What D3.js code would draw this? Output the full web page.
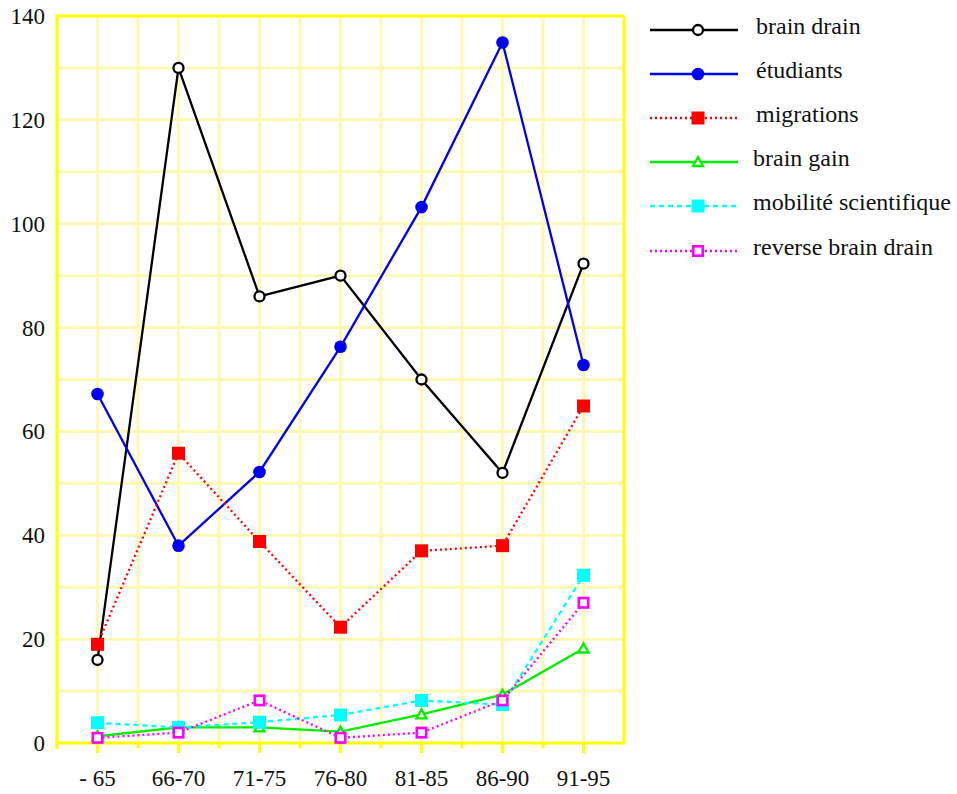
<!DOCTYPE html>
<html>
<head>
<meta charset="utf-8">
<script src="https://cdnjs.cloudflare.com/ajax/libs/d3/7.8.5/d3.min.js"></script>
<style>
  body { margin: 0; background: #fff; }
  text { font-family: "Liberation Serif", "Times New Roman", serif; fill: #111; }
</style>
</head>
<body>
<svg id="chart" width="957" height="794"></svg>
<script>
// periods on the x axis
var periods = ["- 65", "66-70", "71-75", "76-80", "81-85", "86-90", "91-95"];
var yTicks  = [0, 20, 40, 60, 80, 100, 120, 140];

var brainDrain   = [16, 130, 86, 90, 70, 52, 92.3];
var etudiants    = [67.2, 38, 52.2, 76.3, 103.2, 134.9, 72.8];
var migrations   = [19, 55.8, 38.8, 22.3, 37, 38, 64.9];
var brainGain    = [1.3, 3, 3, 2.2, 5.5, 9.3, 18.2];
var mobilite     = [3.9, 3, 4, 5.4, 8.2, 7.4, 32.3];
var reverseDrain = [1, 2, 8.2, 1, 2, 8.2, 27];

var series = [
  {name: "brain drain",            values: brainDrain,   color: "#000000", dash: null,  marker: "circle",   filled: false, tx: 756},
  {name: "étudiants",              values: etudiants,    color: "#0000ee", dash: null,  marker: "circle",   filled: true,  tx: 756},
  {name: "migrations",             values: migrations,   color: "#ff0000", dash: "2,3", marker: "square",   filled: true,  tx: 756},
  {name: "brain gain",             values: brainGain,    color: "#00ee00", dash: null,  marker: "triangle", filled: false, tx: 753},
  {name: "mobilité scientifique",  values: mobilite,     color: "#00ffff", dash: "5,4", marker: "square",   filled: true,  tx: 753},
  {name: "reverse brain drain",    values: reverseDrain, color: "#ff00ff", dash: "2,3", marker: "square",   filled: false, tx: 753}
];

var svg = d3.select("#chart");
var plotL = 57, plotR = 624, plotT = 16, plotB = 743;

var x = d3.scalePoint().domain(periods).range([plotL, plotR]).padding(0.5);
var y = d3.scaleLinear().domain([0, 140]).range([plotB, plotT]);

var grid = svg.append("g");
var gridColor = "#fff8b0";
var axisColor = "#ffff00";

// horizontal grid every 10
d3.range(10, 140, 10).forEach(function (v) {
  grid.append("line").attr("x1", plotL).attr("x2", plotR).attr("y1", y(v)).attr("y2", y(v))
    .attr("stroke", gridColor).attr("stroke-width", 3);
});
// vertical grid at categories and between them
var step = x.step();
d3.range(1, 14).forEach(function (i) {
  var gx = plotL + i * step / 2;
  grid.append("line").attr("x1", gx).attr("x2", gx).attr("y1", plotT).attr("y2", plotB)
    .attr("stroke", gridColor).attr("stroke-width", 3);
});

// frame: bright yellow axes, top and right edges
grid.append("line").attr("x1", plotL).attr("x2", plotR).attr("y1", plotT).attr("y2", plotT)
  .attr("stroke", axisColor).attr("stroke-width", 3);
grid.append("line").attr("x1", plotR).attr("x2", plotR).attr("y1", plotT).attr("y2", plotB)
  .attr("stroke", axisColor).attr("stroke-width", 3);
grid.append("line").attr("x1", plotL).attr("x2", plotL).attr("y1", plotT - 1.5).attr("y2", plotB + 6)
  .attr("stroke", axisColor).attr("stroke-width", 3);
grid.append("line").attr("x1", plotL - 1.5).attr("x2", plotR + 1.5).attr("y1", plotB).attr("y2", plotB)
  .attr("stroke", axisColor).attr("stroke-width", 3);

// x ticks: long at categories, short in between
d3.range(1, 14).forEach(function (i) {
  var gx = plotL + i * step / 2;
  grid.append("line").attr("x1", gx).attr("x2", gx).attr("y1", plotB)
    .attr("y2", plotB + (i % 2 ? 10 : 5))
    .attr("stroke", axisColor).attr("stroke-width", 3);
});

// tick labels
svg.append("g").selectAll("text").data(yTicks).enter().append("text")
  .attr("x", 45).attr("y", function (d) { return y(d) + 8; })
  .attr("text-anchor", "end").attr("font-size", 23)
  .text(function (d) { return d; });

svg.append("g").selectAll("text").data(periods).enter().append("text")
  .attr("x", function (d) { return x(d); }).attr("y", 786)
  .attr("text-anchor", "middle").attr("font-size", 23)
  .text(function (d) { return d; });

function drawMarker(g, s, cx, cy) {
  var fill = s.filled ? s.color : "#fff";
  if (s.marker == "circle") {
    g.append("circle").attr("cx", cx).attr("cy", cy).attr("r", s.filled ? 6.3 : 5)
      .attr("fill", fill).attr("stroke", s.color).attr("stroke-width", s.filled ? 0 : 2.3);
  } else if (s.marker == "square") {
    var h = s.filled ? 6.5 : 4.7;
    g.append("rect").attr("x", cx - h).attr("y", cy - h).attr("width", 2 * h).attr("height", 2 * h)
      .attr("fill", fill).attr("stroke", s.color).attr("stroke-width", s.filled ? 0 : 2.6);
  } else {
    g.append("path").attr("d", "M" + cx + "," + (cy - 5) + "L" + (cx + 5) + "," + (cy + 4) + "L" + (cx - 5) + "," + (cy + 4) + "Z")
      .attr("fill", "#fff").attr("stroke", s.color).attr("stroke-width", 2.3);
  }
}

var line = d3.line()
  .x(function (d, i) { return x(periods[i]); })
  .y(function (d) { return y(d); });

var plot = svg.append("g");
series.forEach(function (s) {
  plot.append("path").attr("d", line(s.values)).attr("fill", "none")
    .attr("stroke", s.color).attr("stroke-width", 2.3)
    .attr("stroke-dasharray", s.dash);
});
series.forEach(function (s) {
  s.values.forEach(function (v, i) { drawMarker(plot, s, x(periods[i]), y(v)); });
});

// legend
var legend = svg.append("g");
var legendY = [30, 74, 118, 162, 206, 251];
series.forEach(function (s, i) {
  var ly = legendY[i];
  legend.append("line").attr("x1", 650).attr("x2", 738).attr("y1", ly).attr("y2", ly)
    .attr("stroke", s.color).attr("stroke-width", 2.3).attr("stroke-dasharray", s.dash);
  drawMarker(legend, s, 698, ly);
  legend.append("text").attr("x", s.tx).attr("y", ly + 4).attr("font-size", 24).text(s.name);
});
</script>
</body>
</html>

--- Prompt ---
Write out again every line above exactly as given; the pictures do not belong in the copy.

--- Result of this task ---
What D3.js code would draw this? Output the full web page.
<!DOCTYPE html>
<html>
<head>
<meta charset="utf-8">
<script src="https://cdnjs.cloudflare.com/ajax/libs/d3/7.8.5/d3.min.js"></script>
<style>
  body { margin: 0; background: #fff; }
  text { font-family: "Liberation Serif", "Times New Roman", serif; fill: #111; }
</style>
</head>
<body>
<svg id="chart" width="957" height="794"></svg>
<script>
// periods on the x axis
var periods = ["- 65", "66-70", "71-75", "76-80", "81-85", "86-90", "91-95"];
var yTicks  = [0, 20, 40, 60, 80, 100, 120, 140];

var brainDrain   = [16, 130, 86, 90, 70, 52, 92.3];
var etudiants    = [67.2, 38, 52.2, 76.3, 103.2, 134.9, 72.8];
var migrations   = [19, 55.8, 38.8, 22.3, 37, 38, 64.9];
var brainGain    = [1.3, 3, 3, 2.2, 5.5, 9.3, 18.2];
var mobilite     = [3.9, 3, 4, 5.4, 8.2, 7.4, 32.3];
var reverseDrain = [1, 2, 8.2, 1, 2, 8.2, 27];

var series = [
  {name: "brain drain",            values: brainDrain,   color: "#000000", dash: null,  marker: "circle",   filled: false, tx: 756},
  {name: "étudiants",              values: etudiants,    color: "#0000ee", dash: null,  marker: "circle",   filled: true,  tx: 756},
  {name: "migrations",             values: migrations,   color: "#ff0000", dash: "2,3", marker: "square",   filled: true,  tx: 756},
  {name: "brain gain",             values: brainGain,    color: "#00ee00", dash: null,  marker: "triangle", filled: false, tx: 753},
  {name: "mobilité scientifique",  values: mobilite,     color: "#00ffff", dash: "5,4", marker: "square",   filled: true,  tx: 753},
  {name: "reverse brain drain",    values: reverseDrain, color: "#ff00ff", dash: "2,3", marker: "square",   filled: false, tx: 753}
];

var svg = d3.select("#chart");
var plotL = 57, plotR = 624, plotT = 16, plotB = 743;

var x = d3.scalePoint().domain(periods).range([plotL, plotR]).padding(0.5);
var y = d3.scaleLinear().domain([0, 140]).range([plotB, plotT]);

var grid = svg.append("g");
var gridColor = "#fff8b0";
var axisColor = "#ffff00";

// horizontal grid every 10
d3.range(10, 140, 10).forEach(function (v) {
  grid.append("line").attr("x1", plotL).attr("x2", plotR).attr("y1", y(v)).attr("y2", y(v))
    .attr("stroke", gridColor).attr("stroke-width", 3);
});
// vertical grid at categories and between them
var step = x.step();
d3.range(1, 14).forEach(function (i) {
  var gx = plotL + i * step / 2;
  grid.append("line").attr("x1", gx).attr("x2", gx).attr("y1", plotT).attr("y2", plotB)
    .attr("stroke", gridColor).attr("stroke-width", 3);
});

// frame: bright yellow axes, top and right edges
grid.append("line").attr("x1", plotL).attr("x2", plotR).attr("y1", plotT).attr("y2", plotT)
  .attr("stroke", axisColor).attr("stroke-width", 3);
grid.append("line").attr("x1", plotR).attr("x2", plotR).attr("y1", plotT).attr("y2", plotB)
  .attr("stroke", axisColor).attr("stroke-width", 3);
grid.append("line").attr("x1", plotL).attr("x2", plotL).attr("y1", plotT - 1.5).attr("y2", plotB + 6)
  .attr("stroke", axisColor).attr("stroke-width", 3);
grid.append("line").attr("x1", plotL - 1.5).attr("x2", plotR + 1.5).attr("y1", plotB).attr("y2", plotB)
  .attr("stroke", axisColor).attr("stroke-width", 3);

// x ticks: long at categories, short in between
d3.range(1, 14).forEach(function (i) {
  var gx = plotL + i * step / 2;
  grid.append("line").attr("x1", gx).attr("x2", gx).attr("y1", plotB)
    .attr("y2", plotB + (i % 2 ? 10 : 5))
    .attr("stroke", axisColor).attr("stroke-width", 3);
});

// tick labels
svg.append("g").selectAll("text").data(yTicks).enter().append("text")
  .attr("x", 45).attr("y", function (d) { return y(d) + 8; })
  .attr("text-anchor", "end").attr("font-size", 23)
  .text(function (d) { return d; });

svg.append("g").selectAll("text").data(periods).enter().append("text")
  .attr("x", function (d) { return x(d); }).attr("y", 786)
  .attr("text-anchor", "middle").attr("font-size", 23)
  .text(function (d) { return d; });

function drawMarker(g, s, cx, cy) {
  var fill = s.filled ? s.color : "#fff";
  if (s.marker == "circle") {
    g.append("circle").attr("cx", cx).attr("cy", cy).attr("r", s.filled ? 6.3 : 5)
      .attr("fill", fill).attr("stroke", s.color).attr("stroke-width", s.filled ? 0 : 2.3);
  } else if (s.marker == "square") {
    var h = s.filled ? 6.5 : 4.7;
    g.append("rect").attr("x", cx - h).attr("y", cy - h).attr("width", 2 * h).attr("height", 2 * h)
      .attr("fill", fill).attr("stroke", s.color).attr("stroke-width", s.filled ? 0 : 2.6);
  } else {
    g.append("path").attr("d", "M" + cx + "," + (cy - 5) + "L" + (cx + 5) + "," + (cy + 4) + "L" + (cx - 5) + "," + (cy + 4) + "Z")
      .attr("fill", "#fff").attr("stroke", s.color).attr("stroke-width", 2.3);
  }
}

var line = d3.line()
  .x(function (d, i) { return x(periods[i]); })
  .y(function (d) { return y(d); });

var plot = svg.append("g");
series.forEach(function (s) {
  plot.append("path").attr("d", line(s.values)).attr("fill", "none")
    .attr("stroke", s.color).attr("stroke-width", 2.3)
    .attr("stroke-dasharray", s.dash);
});
series.forEach(function (s) {
  s.values.forEach(function (v, i) { drawMarker(plot, s, x(periods[i]), y(v)); });
});

// legend
var legend = svg.append("g");
var legendY = [30, 74, 118, 162, 206, 251];
series.forEach(function (s, i) {
  var ly = legendY[i];
  legend.append("line").attr("x1", 650).attr("x2", 738).attr("y1", ly).attr("y2", ly)
    .attr("stroke", s.color).attr("stroke-width", 2.3).attr("stroke-dasharray", s.dash);
  drawMarker(legend, s, 698, ly);
  legend.append("text").attr("x", s.tx).attr("y", ly + 4).attr("font-size", 24).text(s.name);
});
</script>
</body>
</html>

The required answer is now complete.